A Leave India Notice is a short order directing a foreign national to leave the country within a fixed and usually brief period. It often arrives without explanation and sets a deadline that is difficult to meet. It looks final, but it can be reviewed.
The legal position
A Leave India Notice is an administrative order, typically issued by the Ministry of Home Affairs or the FRRO. Courts have quashed such notices where no reasons were given, where the person was not heard, or where removal was disproportionate to the alleged violation, and have at times stayed the notice or extended the deadline to allow a case to be prepared. The remedy is a writ petition before the High Court, with interim relief sought against enforcement.
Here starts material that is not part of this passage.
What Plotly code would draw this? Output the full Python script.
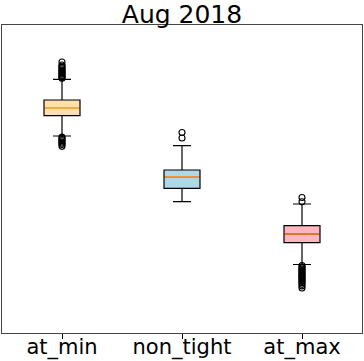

How this practice handles it
Because the deadline is short, the consultation and, where appropriate, the filing are handled quickly. A paid consultation reviews the notice, the deadline, and the documents, and advises whether a stay is realistic. Where it is, the petition is framed and filed without delay. Work is conducted directly by a lawyer, through lawful means.
Related reading
Leave India Notices: What They Mean and How to Respond and How to Challenge Immigration Orders in the High Court.
Common questions
The notice gives me seven days. What now?
Act immediately. Only a court can stay enforcement, and the petition should be filed before the deadline, not after it.
Will ignoring the notice help?
No. Missing the deadline can lead to detention and removal. The response is to challenge it, not to wait.
Can the deadline be extended?
Sometimes. Courts have extended deadlines or stayed notices where there were grounds. It is not automatic.